George W. Sitton, an early plant manager, developed this unusual piece of equipment. (Mr. Sitton, incidentally, sent two sons to Southern Railway - the late George L. Sitton, once assistant chief engineer of the Southern, and John Sitton, now a locomotive engineer at Sevier.) Originally known as the Sitton Slicer, the elaborate machine was renamed the Johnson City Slicer in 1914 when it was further enlarged and improved.

The "Johnson City Slicer" - exclusive product of the Johnson City Foundry used in the lumber and furniture industries to slice thin sheets of wood veneer.
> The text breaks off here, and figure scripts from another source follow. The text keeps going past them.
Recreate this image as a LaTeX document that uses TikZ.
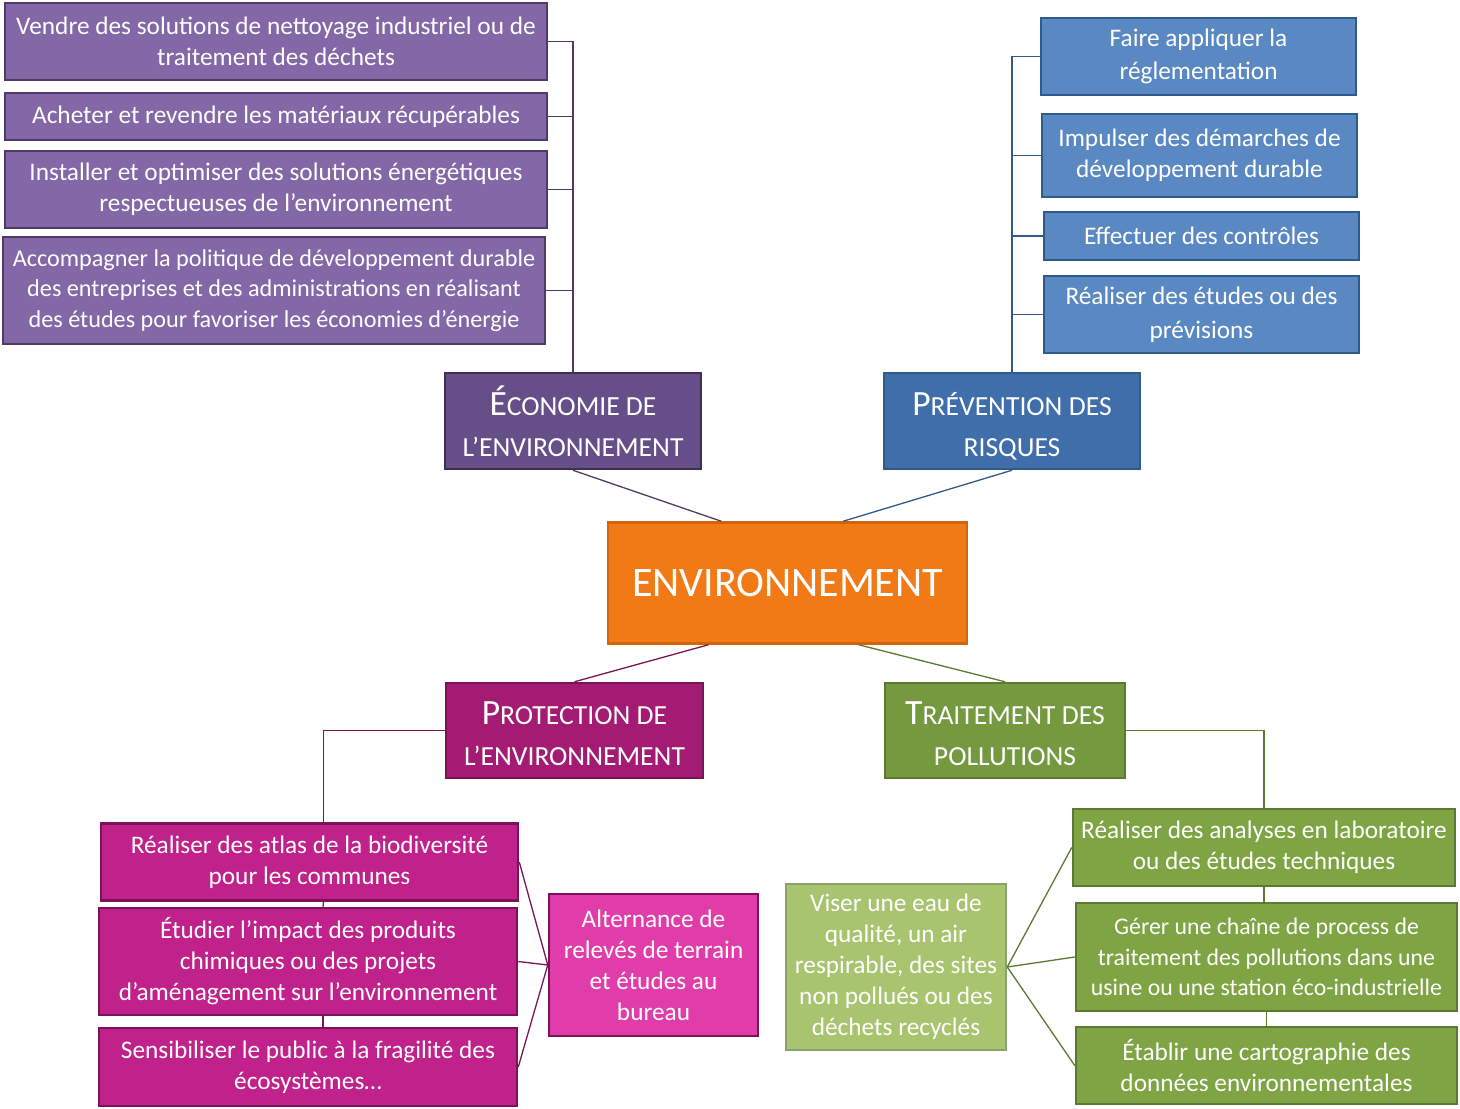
\documentclass[tikz,border=0pt]{standalone}
\usepackage{fontspec}
\setmainfont{Carlito}
\usetikzlibrary{positioning}

\definecolor{ecoMain}{HTML}{664E88}
\definecolor{ecoItem}{HTML}{8467A6}
\definecolor{ecoLine}{HTML}{4E3B68}
\definecolor{prevMain}{HTML}{3F6EAA}
\definecolor{prevItem}{HTML}{5A88C3}
\definecolor{prevLine}{HTML}{315A8C}
\definecolor{envMain}{HTML}{F27A16}
\definecolor{envLine}{HTML}{D2650C}
\definecolor{protMain}{HTML}{A41B74}
\definecolor{protItem}{HTML}{C0218A}
\definecolor{protAlt}{HTML}{E03DAA}
\definecolor{protLine}{HTML}{7A1457}
\definecolor{traitMain}{HTML}{74993E}
\definecolor{traitItem}{HTML}{7FA443}
\definecolor{traitAlt}{HTML}{A8C46E}
\definecolor{traitLine}{HTML}{5B7A2F}

% petites capitales imitees, hauteur et profondeur fixes
\newcommand{\fsc}[2]{\raisebox{0pt}[\height][0pt]{{\fontsize{35.5}{41}\selectfont #1}{\fontsize{27.6}{41}\selectfont #2}}\vphantom{\fontsize{35.5}{41}\selectfont É}}

\tikzset{
  box/.style={draw, line width=2.5pt, text=white, align=center, inner sep=0pt,
    font=\fontsize{25.3}{31}\selectfont},
  item/.style={box, execute at begin node={\rule{0pt}{26pt}}},
  smallitem/.style={item, font=\fontsize{24.2}{30.5}\selectfont},
  head/.style={box, font=\fontsize{27.6}{41}\selectfont},
  link/.style={line width=1.3pt},
}

\begin{document}
\begin{tikzpicture}[x=1pt, y=-1pt]
  \useasboundingbox (0,0) rectangle (1460,1109);

  % centre
  \node[box, fill=envMain, draw=envLine, minimum width=359pt, minimum height=121pt,
    font=\fontsize{42}{45}\selectfont] (env) at (787.5,583) {ENVIRONNEMENT};

  % economie de l'environnement
  \node[head, fill=ecoMain, draw=ecoLine!80!black, minimum width=256pt, minimum height=96pt]
    (eco) at (573,421) {\fsc{É}{CONOMIE DE}\\\fsc{}{L’ENVIRONNEMENT}};
  \node[item, fill=ecoItem, draw=ecoLine, minimum width=542pt, minimum height=77pt]
    (e1) at (276,41.5) {Vendre des solutions de nettoyage industriel ou de\\traitement des déchets};
  \node[box, fill=ecoItem, draw=ecoLine, minimum width=542pt, minimum height=47pt]
    (e2) at (276,116.5) {Acheter et revendre les matériaux récupérables};
  \node[item, fill=ecoItem, draw=ecoLine, minimum width=542pt, minimum height=77pt]
    (e3) at (276,189.5) {Installer et optimiser des solutions énergétiques\\respectueuses de l’environnement};
  \node[smallitem, fill=ecoItem, draw=ecoLine, minimum width=542pt, minimum height=107pt]
    (e4) at (274,290.5) {Accompagner la politique de développement durable\\des entreprises et des administrations en réalisant\\des études pour favoriser les économies d’énergie};

  % prevention des risques
  \node[head, fill=prevMain, draw=prevLine, minimum width=256pt, minimum height=96pt]
    (prev) at (1012,421) {\fsc{P}{RÉVENTION DES}\\\fsc{}{RISQUES}};
  \node[item, fill=prevItem, draw=prevLine, minimum width=315pt, minimum height=77pt,
    font=\fontsize{25.3}{33}\selectfont]
    (p1) at (1198.5,56.5) {Faire appliquer la\\réglementation};
  \node[item, fill=prevItem, draw=prevLine, minimum width=315pt, minimum height=83pt]
    (p2) at (1199.5,155.5) {Impulser des démarches de\\développement durable};
  \node[box, fill=prevItem, draw=prevLine, minimum width=315pt, minimum height=48pt]
    (p3) at (1201.5,236) {Effectuer des contrôles};
  \node[item, fill=prevItem, draw=prevLine, minimum width=315pt, minimum height=77pt,
    font=\fontsize{25.3}{34}\selectfont]
    (p4) at (1201.5,314.5) {Réaliser des études ou des\\prévisions};

  % protection de l'environnement
  \node[head, fill=protMain, draw=protLine, minimum width=257pt, minimum height=95pt]
    (prot) at (574.5,730.5) {\fsc{P}{ROTECTION DE}\\\fsc{}{L’ENVIRONNEMENT}};
  \node[item, fill=protItem, draw=protLine, minimum width=417pt, minimum height=77pt]
    (pr1) at (309.5,862) {Réaliser des atlas de la biodiversité\\pour les communes};
  \node[item, fill=protItem, draw=protLine, minimum width=418pt, minimum height=107pt]
    (pr2) at (308,961.5) {Étudier l’impact des produits\\chimiques ou des projets\\d’aménagement sur l’environnement};
  \node[item, fill=protItem, draw=protLine, minimum width=418pt, minimum height=78pt]
    (pr3) at (308,1067) {Sensibiliser le public à la fragilité des\\écosystèmes…};
  \node[item, fill=protAlt, draw=protLine, minimum width=209pt, minimum height=142pt]
    (alt) at (653.5,965) {Alternance de\\relevés de terrain\\et études au\\bureau};

  % traitement des pollutions
  \node[head, fill=traitMain, draw=traitLine, minimum width=240pt, minimum height=95pt]
    (trait) at (1005,730.5) {\fsc{T}{RAITEMENT DES}\\\fsc{}{POLLUTIONS}};
  \node[item, fill=traitItem, draw=traitLine, minimum width=382pt, minimum height=77pt]
    (t1) at (1264,847.5) {Réaliser des analyses en laboratoire\\ou des études techniques};
  \node[smallitem, fill=traitItem, draw=traitLine, minimum width=381pt, minimum height=108pt,
    font=\fontsize{23.8}{30.5}\selectfont]
    (t2) at (1266.5,957) {Gérer une chaîne de process de\\traitement des pollutions dans une\\usine ou une station éco-industrielle};
  \node[item, fill=traitItem, draw=traitLine, minimum width=381pt, minimum height=77pt]
    (t3) at (1266.5,1065.5) {Établir une cartographie des\\données environnementales};
  \node[item, fill=traitAlt, draw=traitLine!70, minimum width=220pt, minimum height=166pt]
    (viser) at (896,967) {Viser une eau de\\qualité, un air\\respirable, des sites\\non pollués ou des\\déchets recyclés};

  % liens vers le centre
  \draw[link, ecoLine] (eco.south) -- (env.137);
  \draw[link, prevLine] (prev.south) -- (env.48);
  \draw[link, protLine] (env.-142) -- (prot.north);
  \draw[link, traitLine] (env.-41) -- (trait.north);

  % accolades
  \foreach \n in {e1,e2,e3,e4}
    \draw[link, ecoLine] (eco.north) |- (\n.east);
  \foreach \n in {p1,p2,p3,p4}
    \draw[link, prevLine] (prev.north) |- (\n.west);

  \draw[link, protLine] (prot.west) -| ([xshift=14pt]pr1.north);
  \draw[link, protLine] ([xshift=14pt]pr1.south) -- ([xshift=15pt]pr2.north);
  \draw[link, protLine] ([xshift=15pt]pr2.south) -- ([xshift=15pt]pr3.north);
  \foreach \n in {pr1,pr2,pr3}
    \draw[link, protLine] (alt.west) -- (\n.east);

  \draw[link, traitLine] (trait.east) -| (t1.north);
  \draw[link, traitLine] (t1.south) -- (t1.south |- t2.north);
  \draw[link, traitLine] (t2.south) -- (t3.north);
  \foreach \n in {t1,t2,t3}
    \draw[link, traitLine] (viser.east) -- (\n.west);
\end{tikzpicture}
\end{document}
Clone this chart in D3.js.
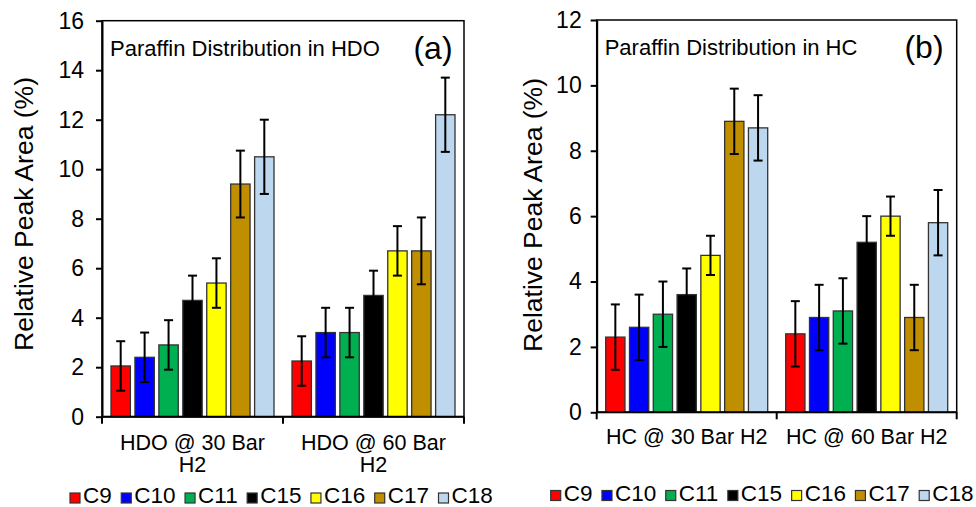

A long cultivated habit of adjusting to the times constantly brings Johnson City Foundry and Machine Works face to face with new challenges. For example, the company works closely with the aluminum industry in helping develop new products to be manufactured from the light metal. It has had a small part in the government's atomic development program. This policy of adaptation allows the company to fill production gaps left when modern machines and methods supplant the old and when certain manufactured items it furnishes are no longer needed.

This flexibility has helped keep the foundry in continuous operation since 1883, except for a brief period in 1914 when a local bank was forced to foreclose on a mortgage.

At the time of the company's first and only financial crisis, a young man named Glenn W. Setzer was selected to take over the organization. Appropriately, he had served most of his machinist apprenticeship at the plant. He completed his training for the trade on the Southern Railway at Bristol.

Mt. Setzer operated the firm successfully, as the Johnson City Foundry and Machine Company, through the early depression years of the 30's. Upon his death in 1935 his widow assumed management.

In March, 1946, Mr. and Mrs. George H. McDowell became president and treasurer, and vice-president and general counsel, respectively. They changed the company's name slightly to make it the Johnson City Foundry and Machine Works, Inc.

Mrs. McDowell, a sister of Mrs. Setzer, had been an employee of the company before becoming an attorney.

"This is really a family-style business," Mrs. McDowell points out. "Many of our employees are related. There are fathers and sons, brothers, cousins, aunts and uncles and husbands and wives working here."

The company takes pride, too, in the fact that most of its 125 employees have been with the company for many years. Nearly all of the department foremen, she adds, were trained at the plant.

Two examples of the variety of product that has been a key to the foundry's years of successful operation - a brass cross for a church steeple, and the steel girders and uprights for the framework of a building.


Elexibility has made these long - time personnel associations possible - the ability of the company to move with the times to stay in business and of its employees to adjust to change.

Another close association - three quarters of a century of rail transportation service to the company - may also be credited to another company's ability to move with, or ahead of, the times.

Southern and its predecessor have over the years hauled an ever-changing variety of raw materials and products for the foundry with railroad plant and equipment steadily improved to meet the needs of a growing territory.